A learned man who has traveled the country in his youth, Mr. March is later content to raise his four daughters in a pastoral landscape in Concord, Connecticut, with esteemed neighbors and fellow philosophers Ralph Waldo Emerson and Henry David Thoreau. For her part, Mrs. Marsh (Marmee) is an abolitionist in spirit and action, while many northerners are still mired in discussions about the morality of slavery. A long-time member of the Underground Railroad, Marmee is fondest of her husband's nature when he supports her anti-slavery convictions with equal fervor.
Although older than most Union soldiers, Marsh joins the war effort as a chaplain. Broad-minded to a fault, March extends comfort to the injured and dying, torn by the violence around him and the extreme youth of soldiers on both sides. While Marsh believes the war is motivated by the noble effort to free the slaves, he is not oblivious to other realities involved and many of the Union soldiers are there by conscription.
The dialog is perfect, relative to the era and prone to prodigious verbiage. Nor is March suffering from a lack of moral persuasion, so conscience-riddled as to be a bit of a bore, rich in character if not in goods. However, excessive wordiness is also the flaw in this novel, an exercise in moral demagoguery that is appropriate to the age, but often tedious and lacking in passion. One wants March (and his beloved Marmee for that matter) to be a bit more human.

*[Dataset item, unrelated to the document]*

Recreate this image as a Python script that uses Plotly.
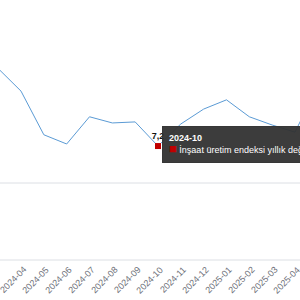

For every flawed decision March agonizes over, he suffers equal self-flagellation. Even after a nearly mortal illness, March perseveres, pulling himself together lest his family be sullied by his faults.
On the positive side, the naive beliefs of the abolitionists are examined, revealing the barbarism and sadism that exist in any war. There is profit to be made, exploitation of the unfortunate and greed in excess, regardless of noble intent. Prejudice is not constrained by geography, righteousness a flagrant cloak, frequently hiding the truth of war.
Most of the novel is in first-person perspective, but final chapters are from other viewpoints, Mrs. March and the ex-slave, Grace Clement, where the novel finally comes to life. If only the entire book offered this occasional change of perspective. Instead, March carries the burden of the plot; unfortunately, it is the reader's burden as well. Brooks is an excellent writer, with the potential to enliven historical perspective. In future novels, I hope the author's characters are allowed to breathe humanity into the facts that cost the blood of thousands. Luan Gaines/ 2005.